▶ Written task: Return the count of lines with the string "this" in them, and nothing else.

▶ Supplied entries:
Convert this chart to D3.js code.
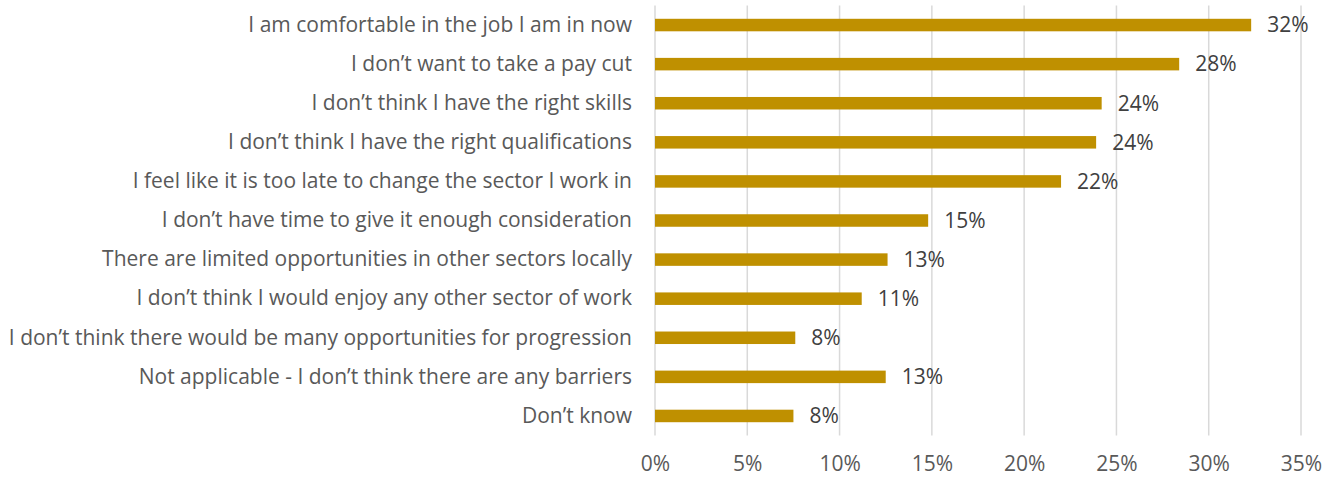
<!DOCTYPE html>
<html>
<head>
<meta charset="utf-8">
<script src="https://cdn.jsdelivr.net/npm/d3@7"></script>
<style>
  html, body { margin: 0; padding: 0; background: #fff; }
  svg { display: block; }
  text { font-family: "Open Sans", Lato, sans-serif; }
</style>
</head>
<body>
<svg id="chart" width="1338" height="479"></svg>
<script>
// Reasons respondents give for not changing sector (share of respondents)
const categories = [
  "I am comfortable in the job I am in now",
  "I don\u2019t want to take a pay cut",
  "I don\u2019t think I have the right skills",
  "I don\u2019t think I have the right qualifications",
  "I feel like it is too late to change the sector I work in",
  "I don\u2019t have time to give it enough consideration",
  "There are limited opportunities in other sectors locally",
  "I don\u2019t think I would enjoy any other sector of work",
  "I don\u2019t think there would be many opportunities for progression",
  "Not applicable - I don\u2019t think there are any barriers",
  "Don\u2019t know"
];
const values = [0.323, 0.284, 0.242, 0.239, 0.220, 0.148, 0.126, 0.112, 0.076, 0.125, 0.075];
const xTicks = [0, 0.05, 0.10, 0.15, 0.20, 0.25, 0.30, 0.35];

const svg = d3.select("#chart");
const margin = { left: 655, right: 37, top: 5.5, bottom: 43.5 };
const W = 1338, H = 479;
const FONT = "'Open Sans', Lato, sans-serif";
const FS = 21;

const x = d3.scaleLinear()
  .domain([0, 0.35])
  .range([margin.left, W - margin.right]);

const y = d3.scaleBand()
  .domain(categories)
  .range([margin.top, H - margin.bottom])
  .paddingInner(0.68)
  .paddingOuter(0.34);

const pct = d3.format(".0%");

// vertical gridlines
svg.append("g")
  .selectAll("line")
  .data(xTicks)
  .join("line")
  .attr("x1", d => x(d)).attr("x2", d => x(d))
  .attr("y1", margin.top).attr("y2", H - margin.bottom)
  .attr("stroke", "#d9d9d9")
  .attr("stroke-width", 1.5);

// bars
svg.append("g")
  .selectAll("rect")
  .data(values)
  .join("rect")
  .attr("x", x(0))
  .attr("y", (d, i) => y(categories[i]))
  .attr("width", d => x(d) - x(0))
  .attr("height", y.bandwidth())
  .attr("fill", "#bf9000");

// value labels
svg.append("g")
  .selectAll("text")
  .data(values)
  .join("text")
  .attr("x", d => x(d) + 16)
  .attr("y", (d, i) => y(categories[i]) + y.bandwidth() / 2)
  .attr("dy", "0.35em")
  .attr("fill", "#404040")
  .attr("font-size", FS)
  .attr("font-family", FONT)
  .text(d => pct(d));

// category axis (labels only)
const yAxis = d3.axisLeft(y).tickSize(0).tickPadding(23);
svg.append("g")
  .attr("transform", `translate(${margin.left},0)`)
  .call(yAxis)
  .call(g => g.select(".domain").remove())
  .call(g => g.selectAll("text")
    .attr("fill", "#595959")
    .attr("font-size", FS)
    .attr("font-family", FONT));

// value axis (labels only)
const xAxis = d3.axisBottom(x).tickValues(xTicks).tickFormat(pct).tickSize(0).tickPadding(21);
svg.append("g")
  .attr("transform", `translate(0,${H - margin.bottom})`)
  .call(xAxis)
  .call(g => g.select(".domain").remove())
  .call(g => g.selectAll("text")
    .attr("fill", "#595959")
    .attr("font-size", FS)
    .attr("font-family", FONT));
</script>
</body>
</html>
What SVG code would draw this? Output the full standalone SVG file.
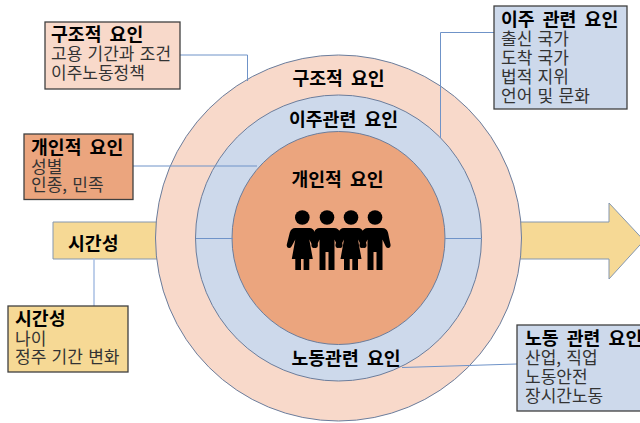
<svg xmlns="http://www.w3.org/2000/svg" xmlns:xlink="http://www.w3.org/1999/xlink" width="640" height="423" viewBox="0 0 640 423">
<style>
text{font-family:"Noto Sans CJK KR","Noto Sans CJK SC",sans-serif;fill:#000}
.h{font-size:18.300px;font-weight:700;word-spacing:4px}
.c{font-size:18.300px;font-weight:700;word-spacing:4px}
.b{font-size:17px;fill:#333;font-weight:400;word-spacing:1.500px}
.box{stroke:#404040;stroke-width:1.300}
.ring{stroke:#6b7d9c;stroke-width:1}
.cn{fill:none;stroke:#6f93c8;stroke-width:1}
</style>
<defs>
<g id="woman"><circle cx="0" cy="-22" r="7.300"/><path d="M-7-11.500C-10-11.500-11.500-10-12.500-7L-15.500 5Q-16 8-13.500 8.500Q-11.500 9-10.500 6.500L-7 0-10.500 19.500H-7V30.500H-1.300V19.500H1.300V30.500H7V19.500H10.500L7 0 10.500 6.500Q11.500 9 13.500 8.500Q16 8 15.500 5L12.500-7C11.500-10 10-11.500 7-11.500Z"/></g>
<g id="man"><circle cx="0" cy="-22" r="7.300"/><path d="M-7-11.500C-10.500-11.500-12-10-13-7L-15.500 5Q-16 8-13.500 8.500Q-11.500 9-10.500 6.500L-7.500 0V30.500H-1.500V12.500H1.500V30.500H7.500V0L10.500 6.500Q11.500 9 13.500 8.500Q16 8 15.500 5L13-7C12-10 10.500-11.500 7-11.500Z"/></g>
</defs>
<rect width="640" height="423" fill="#fff"/>
<g id="arrow-time">
<path d="M53 222H160V259H53Z" fill="#f6d995" stroke="#8497b0" stroke-width="1"/>
<path d="M515 222H609V203L644 240.500 609 279V259H515Z" fill="#f6d995" stroke="#8497b0" stroke-width="1"/>
<text class="h" x="68" y="250">시간성</text>
</g>
<g id="ring-structural"><circle class="ring" cx="338.500" cy="238" r="183" fill="#f8d9ca"/><text class="c" x="338.500" y="85" text-anchor="middle">구조적 요인</text></g>
<g id="ring-migration"><circle class="ring" cx="338.500" cy="238" r="143" fill="#cdd9eb"/><text class="c" x="343.500" y="126" text-anchor="middle">이주관련 요인</text><text class="c" x="346" y="365" text-anchor="middle">노동관련 요인</text></g>
<g id="ring-individual"><circle class="ring" cx="338.500" cy="238" r="106.500" fill="#eba57e"/><text class="c" x="337.500" y="186" text-anchor="middle">개인적 요인</text>
<use xlink:href="#woman" x="302.300" y="239.500"/><use xlink:href="#man" x="327" y="239.500"/><use xlink:href="#woman" x="351" y="239.500"/><use xlink:href="#man" x="375" y="239.500"/></g>
<g id="connectors">
<path class="cn" d="M180 55H247.500V81"/>
<path class="cn" d="M133 166H257"/>
<path class="cn" d="M494 32.500H440.500V138"/>
<path class="cn" d="M94 258V306" style="stroke:#a9bfe3;stroke-width:1.500"/>
<path class="cn" d="M196 238.500H233"/>
<path class="cn" d="M445 238.500H482"/>
<path class="cn" d="M402 367.500L517 364"/>
</g>
<g id="box-structural"><rect class="box" x="45" y="22" width="135" height="67" fill="#f8d9ca"/><text class="h" x="51" y="41">구조적 요인</text><text class="b" x="51" y="60">고용 기간과 조건</text><text class="b" x="51" y="79">이주노동정책</text></g>
<g id="box-individual"><rect class="box" x="24" y="134" width="109" height="65.500" fill="#eba57e"/><text class="h" x="31" y="154">개인적 요인</text><text class="b" x="31" y="173">성별</text><text class="b" x="31" y="191">인종, 민족</text></g>
<g id="box-migration"><rect class="box" x="494" y="6" width="133" height="103" fill="#cdd9eb"/><text class="h" x="501" y="26">이주 관련 요인</text><text class="b" x="501" y="45">출신 국가</text><text class="b" x="501" y="64">도착 국가</text><text class="b" x="501" y="83">법적 지위</text><text class="b" x="501" y="102">언어 및 문화</text></g>
<g id="box-time"><rect class="box" x="8" y="306" width="120" height="66" fill="#f6d995"/><text class="h" x="15" y="325">시간성</text><text class="b" x="15" y="345">나이</text><text class="b" x="15" y="363">정주 기간 변화</text></g>
<g id="box-labor"><rect class="box" x="517" y="325" width="127" height="86" fill="#cdd9eb"/><text class="h" x="525" y="345">노동 관련 요인</text><text class="b" x="525" y="364">산업, 직업</text><text class="b" x="525" y="383">노동안전</text><text class="b" x="525" y="402">장시간노동</text></g>
</svg>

▶ Expected output: 2